- SUPPLIED MATERIAL -
──────

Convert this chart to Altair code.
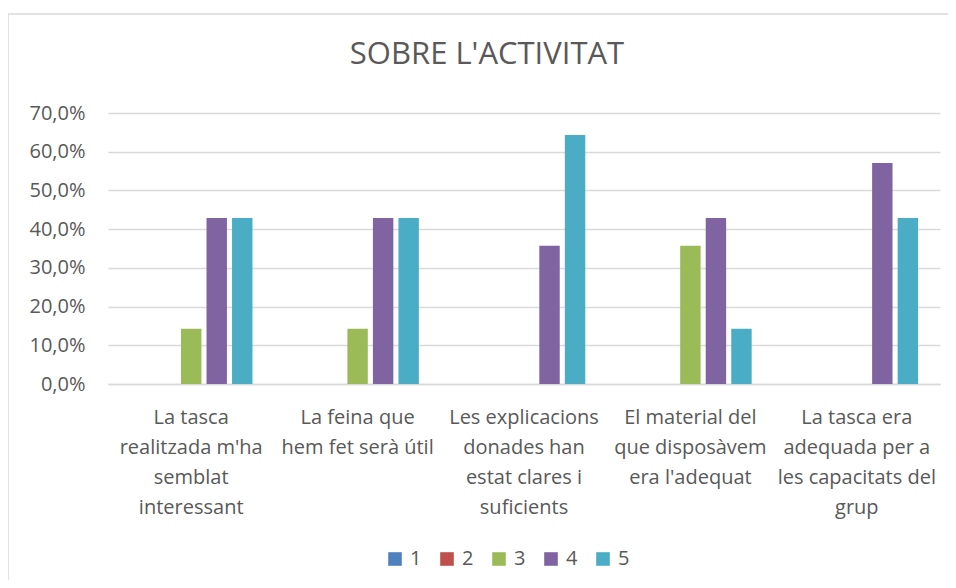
import altair as alt
import pandas as pd

categories = [
    "La tasca|realitzada m'ha|semblat|interessant",
    "La feina que|hem fet serà útil",
    "Les explicacions|donades han|estat clares i|suficients",
    "El material del|que disposàvem|era l'adequat",
    "La tasca era|adequada per a|les capacitats del|grup",
]
series = ["1", "2", "3", "4", "5"]
values_1 = [0.0, 0.0, 0.0, 0.0, 0.0]
values_2 = [0.0, 0.0, 0.0, 0.0, 0.0]
values_3 = [0.143, 0.143, 0.0, 0.357, 0.0]
values_4 = [0.429, 0.429, 0.357, 0.429, 0.571]
values_5 = [0.429, 0.429, 0.643, 0.143, 0.429]
colors = ["#4F81BD", "#C0504D", "#9BBB59", "#8064A2", "#4BACC6"]
y_ticks = [0.0, 0.1, 0.2, 0.3, 0.4, 0.5, 0.6, 0.7]
title_text = "SOBRE L'ACTIVITAT"

all_values = [values_1, values_2, values_3, values_4, values_5]
rows = []
for s, vals in zip(series, all_values):
    for c, v in zip(categories, vals):
        rows.append({"category": c, "series": s, "value": v})
df = pd.DataFrame(rows)

TEXT = "#595959"
GRID = "#D9D9D9"
FONT = "Open Sans"

bars = alt.Chart(df).mark_bar().encode(
    x=alt.X(
        "category:N",
        sort=categories,
        title=None,
        scale=alt.Scale(paddingInner=0.233, paddingOuter=0.1165),
        axis=alt.Axis(
            labelAngle=0,
            labelExpr="split(datum.value, '|')",
            labelFontSize=20,
            labelLineHeight=30,
            labelBaseline="top",
            labelPadding=23,
            labelColor=TEXT,
            labelFont=FONT,
            ticks=False,
            tickSize=0,
            domainColor=GRID,
            domainWidth=1.5,
            grid=False,
            labelLimit=300,
        ),
    ),
    xOffset=alt.XOffset(
        "series:N",
        sort=series,
        scale=alt.Scale(paddingInner=0.2, paddingOuter=0.1),
    ),
    y=alt.Y(
        "value:Q",
        title=None,
        scale=alt.Scale(domain=[0, 0.7], nice=False),
        axis=alt.Axis(
            values=y_ticks,
            labelExpr="replace(format(datum.value, '.1%'), '.', ',')",
            labelFontSize=20,
            labelColor=TEXT,
            labelFont=FONT,
            labelPadding=23,
            ticks=False,
            tickSize=0,
            domain=False,
            gridColor=GRID,
            gridWidth=1.5,
        ),
    ),
    color=alt.Color(
        "series:N",
        sort=series,
        scale=alt.Scale(domain=series, range=colors),
        legend=alt.Legend(
            title=None,
            orient="none",
            direction="horizontal",
            legendX=277,
            legendY=436,
            symbolType="square",
            symbolSize=185,
            symbolStrokeWidth=0,
            labelFontSize=20,
            labelColor=TEXT,
            labelFont=FONT,
            labelOffset=5,
            columnPadding=15,
            padding=0,
        ),
    ),
)

frame_df = pd.DataFrame({"k": [0]})
border_top = alt.Chart(frame_df).mark_rule(stroke=GRID, strokeWidth=1.5).encode(
    x=alt.value(-100),
    x2=alt.value(900),
    y=alt.value(-99),
)
border_left = alt.Chart(frame_df).mark_rule(stroke=GRID, strokeWidth=1.5).encode(
    x=alt.value(-100),
    y=alt.value(-99),
    y2=alt.value(600),
)

chart = alt.layer(border_top, border_left, bars).properties(
    width=832,
    height=271,
    view=alt.ViewBackground(strokeWidth=0, strokeOpacity=0),
    autosize=alt.AutoSizeParams(type="none"),
    padding={"left": 100, "top": 105, "right": 8, "bottom": 196},
    title=alt.TitleParams(
        title_text,
        font=FONT,
        fontSize=31,
        fontWeight="normal",
        color=TEXT,
        anchor="middle",
        frame="group",
        baseline="bottom",
        dx=-37,
        offset=-89,
    ),
).configure_view(
    strokeWidth=0, strokeOpacity=0
).configure(font=FONT, background="white")

chart.save("out.html", embed_options={"renderer": "svg", "actions": False})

──────

- YOUR INSTRUCTIONS -
Give back exactly the lines from the first line of the data through the line with "import pandas as pd", pictures excluded.

- THE COMPLETED TASK -
Convert this chart to Altair code.
import altair as alt
import pandas as pd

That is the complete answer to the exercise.